**TASK BRIEF**.
Retype only what runs from the first line of the listing to the line holding "row_labels = col_labels[::-1]", both included. Do not retype the pictures.

>> BEGIN DATA PROVIDED

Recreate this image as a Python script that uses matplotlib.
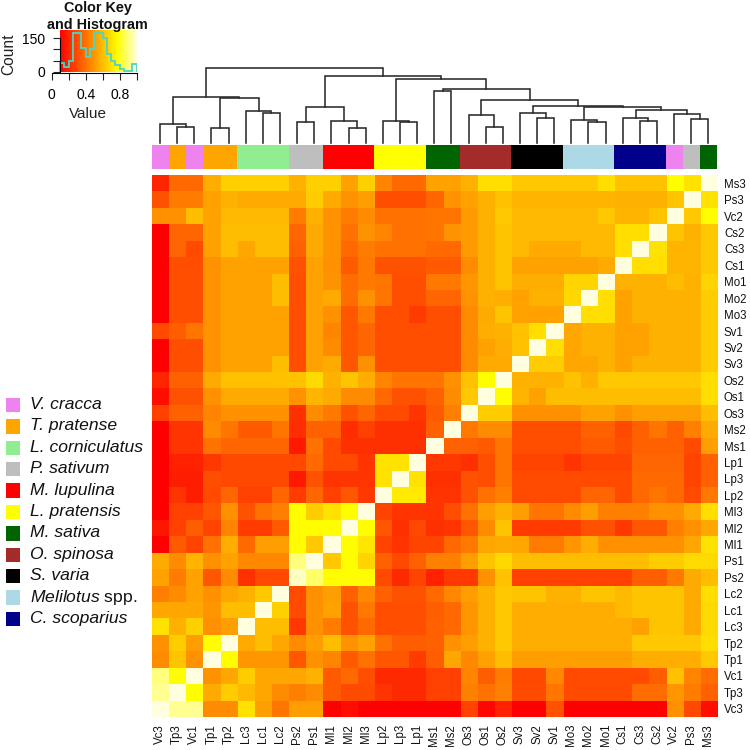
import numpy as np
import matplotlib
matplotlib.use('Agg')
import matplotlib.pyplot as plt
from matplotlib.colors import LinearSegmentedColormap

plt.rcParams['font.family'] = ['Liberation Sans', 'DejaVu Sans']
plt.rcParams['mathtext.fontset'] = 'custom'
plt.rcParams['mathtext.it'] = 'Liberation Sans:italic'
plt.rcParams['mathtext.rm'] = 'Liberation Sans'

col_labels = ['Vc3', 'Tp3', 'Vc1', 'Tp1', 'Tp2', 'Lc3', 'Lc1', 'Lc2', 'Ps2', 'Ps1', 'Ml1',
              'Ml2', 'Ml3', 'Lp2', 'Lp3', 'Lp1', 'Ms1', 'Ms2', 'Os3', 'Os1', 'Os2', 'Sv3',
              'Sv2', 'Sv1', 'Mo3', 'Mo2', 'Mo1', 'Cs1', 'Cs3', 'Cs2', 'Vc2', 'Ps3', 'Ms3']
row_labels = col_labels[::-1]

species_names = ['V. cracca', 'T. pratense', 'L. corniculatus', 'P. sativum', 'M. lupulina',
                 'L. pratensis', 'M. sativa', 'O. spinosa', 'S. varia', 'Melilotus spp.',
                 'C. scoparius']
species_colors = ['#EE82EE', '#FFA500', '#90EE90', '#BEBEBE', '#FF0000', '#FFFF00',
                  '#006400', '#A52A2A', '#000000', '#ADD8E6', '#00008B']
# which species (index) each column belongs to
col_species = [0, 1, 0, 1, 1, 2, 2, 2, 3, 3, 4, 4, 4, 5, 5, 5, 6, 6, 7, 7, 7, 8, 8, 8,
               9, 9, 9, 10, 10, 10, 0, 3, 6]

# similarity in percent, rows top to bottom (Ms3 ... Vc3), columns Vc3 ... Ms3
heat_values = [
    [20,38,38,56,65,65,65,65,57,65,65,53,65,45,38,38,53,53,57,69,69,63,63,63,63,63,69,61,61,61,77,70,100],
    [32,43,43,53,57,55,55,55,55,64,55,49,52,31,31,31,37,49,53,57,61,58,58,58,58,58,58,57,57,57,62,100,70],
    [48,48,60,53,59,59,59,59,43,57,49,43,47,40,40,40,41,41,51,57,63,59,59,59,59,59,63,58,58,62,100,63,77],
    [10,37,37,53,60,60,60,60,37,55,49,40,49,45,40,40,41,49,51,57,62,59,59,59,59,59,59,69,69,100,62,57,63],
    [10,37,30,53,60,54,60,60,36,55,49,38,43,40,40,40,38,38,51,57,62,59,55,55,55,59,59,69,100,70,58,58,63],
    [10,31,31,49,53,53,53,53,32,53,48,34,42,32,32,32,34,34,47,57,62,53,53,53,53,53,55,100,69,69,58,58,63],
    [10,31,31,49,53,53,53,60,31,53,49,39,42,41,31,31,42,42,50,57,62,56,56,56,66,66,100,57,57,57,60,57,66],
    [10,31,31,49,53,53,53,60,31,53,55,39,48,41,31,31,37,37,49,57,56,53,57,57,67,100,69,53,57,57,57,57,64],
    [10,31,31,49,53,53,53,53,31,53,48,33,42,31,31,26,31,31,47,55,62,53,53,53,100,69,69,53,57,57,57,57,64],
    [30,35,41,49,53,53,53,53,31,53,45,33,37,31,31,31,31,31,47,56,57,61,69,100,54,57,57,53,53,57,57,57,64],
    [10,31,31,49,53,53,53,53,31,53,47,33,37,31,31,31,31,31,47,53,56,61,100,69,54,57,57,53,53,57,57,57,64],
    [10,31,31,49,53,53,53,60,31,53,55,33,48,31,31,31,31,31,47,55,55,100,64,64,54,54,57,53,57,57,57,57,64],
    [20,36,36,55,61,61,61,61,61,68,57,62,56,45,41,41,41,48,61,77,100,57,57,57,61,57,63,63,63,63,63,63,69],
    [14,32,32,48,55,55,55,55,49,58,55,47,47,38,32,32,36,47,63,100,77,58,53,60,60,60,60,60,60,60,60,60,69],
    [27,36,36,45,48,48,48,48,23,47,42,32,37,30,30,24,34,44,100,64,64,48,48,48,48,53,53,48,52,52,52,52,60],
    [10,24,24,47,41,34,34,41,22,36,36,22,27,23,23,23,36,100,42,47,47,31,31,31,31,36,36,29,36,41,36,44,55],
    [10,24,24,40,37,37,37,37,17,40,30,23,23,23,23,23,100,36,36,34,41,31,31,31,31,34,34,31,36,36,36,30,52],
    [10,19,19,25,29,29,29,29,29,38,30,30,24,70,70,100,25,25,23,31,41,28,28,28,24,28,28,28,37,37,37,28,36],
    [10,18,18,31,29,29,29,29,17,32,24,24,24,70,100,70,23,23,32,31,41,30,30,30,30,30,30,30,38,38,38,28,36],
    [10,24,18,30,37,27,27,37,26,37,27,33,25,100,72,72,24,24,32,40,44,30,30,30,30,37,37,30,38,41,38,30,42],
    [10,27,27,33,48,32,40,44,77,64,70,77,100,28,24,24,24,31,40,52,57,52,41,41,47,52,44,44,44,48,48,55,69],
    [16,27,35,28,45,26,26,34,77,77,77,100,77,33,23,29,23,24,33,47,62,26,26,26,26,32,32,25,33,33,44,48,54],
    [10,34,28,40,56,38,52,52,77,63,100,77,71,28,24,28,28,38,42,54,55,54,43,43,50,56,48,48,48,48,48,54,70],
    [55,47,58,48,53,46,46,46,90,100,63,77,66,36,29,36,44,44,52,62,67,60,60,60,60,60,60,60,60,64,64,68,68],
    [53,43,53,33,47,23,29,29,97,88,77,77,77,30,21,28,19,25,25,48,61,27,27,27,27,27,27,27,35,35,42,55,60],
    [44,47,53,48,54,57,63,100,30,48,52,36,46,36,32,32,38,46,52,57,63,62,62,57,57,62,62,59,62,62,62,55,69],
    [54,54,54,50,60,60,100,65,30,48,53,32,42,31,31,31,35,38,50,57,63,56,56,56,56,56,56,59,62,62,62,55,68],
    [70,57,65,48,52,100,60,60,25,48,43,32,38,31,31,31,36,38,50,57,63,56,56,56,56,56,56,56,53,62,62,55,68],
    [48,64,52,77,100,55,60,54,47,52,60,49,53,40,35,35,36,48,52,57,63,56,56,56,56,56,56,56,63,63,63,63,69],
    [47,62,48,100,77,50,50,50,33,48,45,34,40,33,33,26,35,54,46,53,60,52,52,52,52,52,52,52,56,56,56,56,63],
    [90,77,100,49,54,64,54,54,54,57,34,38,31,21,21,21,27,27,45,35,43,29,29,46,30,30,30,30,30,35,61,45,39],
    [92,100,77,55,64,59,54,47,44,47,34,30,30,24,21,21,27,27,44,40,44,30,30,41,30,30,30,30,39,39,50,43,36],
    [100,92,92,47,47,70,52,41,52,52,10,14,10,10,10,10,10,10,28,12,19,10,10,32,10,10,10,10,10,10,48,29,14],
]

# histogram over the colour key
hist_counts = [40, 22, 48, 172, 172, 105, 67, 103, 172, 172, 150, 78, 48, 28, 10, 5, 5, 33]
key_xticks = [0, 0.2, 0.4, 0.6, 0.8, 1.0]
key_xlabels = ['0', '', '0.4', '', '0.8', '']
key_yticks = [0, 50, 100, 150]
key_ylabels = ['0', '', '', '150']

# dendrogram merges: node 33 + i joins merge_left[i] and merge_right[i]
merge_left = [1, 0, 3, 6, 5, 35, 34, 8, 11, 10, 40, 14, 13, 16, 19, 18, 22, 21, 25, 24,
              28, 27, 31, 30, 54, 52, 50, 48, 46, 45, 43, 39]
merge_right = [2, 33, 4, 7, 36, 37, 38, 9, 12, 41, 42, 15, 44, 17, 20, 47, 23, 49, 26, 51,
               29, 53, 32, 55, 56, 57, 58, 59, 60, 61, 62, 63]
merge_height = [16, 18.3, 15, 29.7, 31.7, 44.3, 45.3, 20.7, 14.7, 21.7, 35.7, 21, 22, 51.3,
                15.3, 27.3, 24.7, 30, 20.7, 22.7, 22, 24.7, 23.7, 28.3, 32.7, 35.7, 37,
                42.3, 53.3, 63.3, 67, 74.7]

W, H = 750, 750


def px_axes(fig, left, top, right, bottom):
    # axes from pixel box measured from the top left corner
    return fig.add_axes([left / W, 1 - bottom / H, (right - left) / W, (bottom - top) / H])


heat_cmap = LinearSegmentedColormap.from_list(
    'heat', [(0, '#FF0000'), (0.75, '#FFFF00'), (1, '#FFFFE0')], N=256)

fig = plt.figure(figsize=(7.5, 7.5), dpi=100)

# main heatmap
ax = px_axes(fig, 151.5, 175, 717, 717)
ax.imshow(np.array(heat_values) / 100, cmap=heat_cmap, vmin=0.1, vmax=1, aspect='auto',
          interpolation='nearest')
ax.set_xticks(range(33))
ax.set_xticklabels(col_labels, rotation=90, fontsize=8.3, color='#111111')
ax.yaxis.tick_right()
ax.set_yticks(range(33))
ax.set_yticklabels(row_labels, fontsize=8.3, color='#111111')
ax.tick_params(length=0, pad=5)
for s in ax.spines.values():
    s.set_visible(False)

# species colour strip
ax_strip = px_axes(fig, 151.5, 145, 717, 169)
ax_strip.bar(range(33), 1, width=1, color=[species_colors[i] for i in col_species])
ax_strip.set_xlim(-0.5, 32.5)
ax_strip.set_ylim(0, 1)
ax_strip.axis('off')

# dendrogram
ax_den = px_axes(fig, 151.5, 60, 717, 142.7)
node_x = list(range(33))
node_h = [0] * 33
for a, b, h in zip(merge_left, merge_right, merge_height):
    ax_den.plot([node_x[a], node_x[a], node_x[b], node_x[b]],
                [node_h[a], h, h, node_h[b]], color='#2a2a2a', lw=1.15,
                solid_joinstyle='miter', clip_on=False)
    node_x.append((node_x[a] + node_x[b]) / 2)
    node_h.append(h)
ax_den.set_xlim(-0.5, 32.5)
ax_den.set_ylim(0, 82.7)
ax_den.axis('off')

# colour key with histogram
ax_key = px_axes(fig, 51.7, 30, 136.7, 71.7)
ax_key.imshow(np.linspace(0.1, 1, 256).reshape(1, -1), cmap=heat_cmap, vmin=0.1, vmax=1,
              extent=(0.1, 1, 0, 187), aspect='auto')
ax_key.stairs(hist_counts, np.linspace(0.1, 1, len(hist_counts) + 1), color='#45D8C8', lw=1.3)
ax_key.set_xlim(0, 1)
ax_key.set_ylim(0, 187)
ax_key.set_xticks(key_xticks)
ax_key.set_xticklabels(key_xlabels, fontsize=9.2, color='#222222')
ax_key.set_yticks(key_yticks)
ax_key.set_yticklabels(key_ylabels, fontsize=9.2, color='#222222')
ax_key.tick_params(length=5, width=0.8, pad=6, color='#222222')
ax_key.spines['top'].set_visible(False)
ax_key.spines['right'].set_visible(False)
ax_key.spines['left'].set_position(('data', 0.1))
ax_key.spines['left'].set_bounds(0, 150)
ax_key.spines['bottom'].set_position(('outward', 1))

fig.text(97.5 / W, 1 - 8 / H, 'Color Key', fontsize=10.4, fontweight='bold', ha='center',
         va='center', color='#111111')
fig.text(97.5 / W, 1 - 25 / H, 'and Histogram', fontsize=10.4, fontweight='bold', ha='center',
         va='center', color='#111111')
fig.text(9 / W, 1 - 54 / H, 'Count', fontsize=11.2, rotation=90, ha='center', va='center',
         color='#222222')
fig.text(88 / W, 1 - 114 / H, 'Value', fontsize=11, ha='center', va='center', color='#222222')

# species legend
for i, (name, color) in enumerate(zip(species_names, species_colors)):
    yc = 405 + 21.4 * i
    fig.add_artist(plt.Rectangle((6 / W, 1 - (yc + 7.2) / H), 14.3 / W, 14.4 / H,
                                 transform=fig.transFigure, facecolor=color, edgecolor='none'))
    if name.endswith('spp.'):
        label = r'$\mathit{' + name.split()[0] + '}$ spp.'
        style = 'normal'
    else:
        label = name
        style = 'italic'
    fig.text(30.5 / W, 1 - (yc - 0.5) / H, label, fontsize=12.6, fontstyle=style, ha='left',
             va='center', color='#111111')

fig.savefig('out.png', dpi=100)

>> END DATA PROVIDED

**COMPLETE RESPONSE**.
Recreate this image as a Python script that uses matplotlib.
import numpy as np
import matplotlib
matplotlib.use('Agg')
import matplotlib.pyplot as plt
from matplotlib.colors import LinearSegmentedColormap

plt.rcParams['font.family'] = ['Liberation Sans', 'DejaVu Sans']
plt.rcParams['mathtext.fontset'] = 'custom'
plt.rcParams['mathtext.it'] = 'Liberation Sans:italic'
plt.rcParams['mathtext.rm'] = 'Liberation Sans'

col_labels = ['Vc3', 'Tp3', 'Vc1', 'Tp1', 'Tp2', 'Lc3', 'Lc1', 'Lc2', 'Ps2', 'Ps1', 'Ml1',
              'Ml2', 'Ml3', 'Lp2', 'Lp3', 'Lp1', 'Ms1', 'Ms2', 'Os3', 'Os1', 'Os2', 'Sv3',
              'Sv2', 'Sv1', 'Mo3', 'Mo2', 'Mo1', 'Cs1', 'Cs3', 'Cs2', 'Vc2', 'Ps3', 'Ms3']
row_labels = col_labels[::-1]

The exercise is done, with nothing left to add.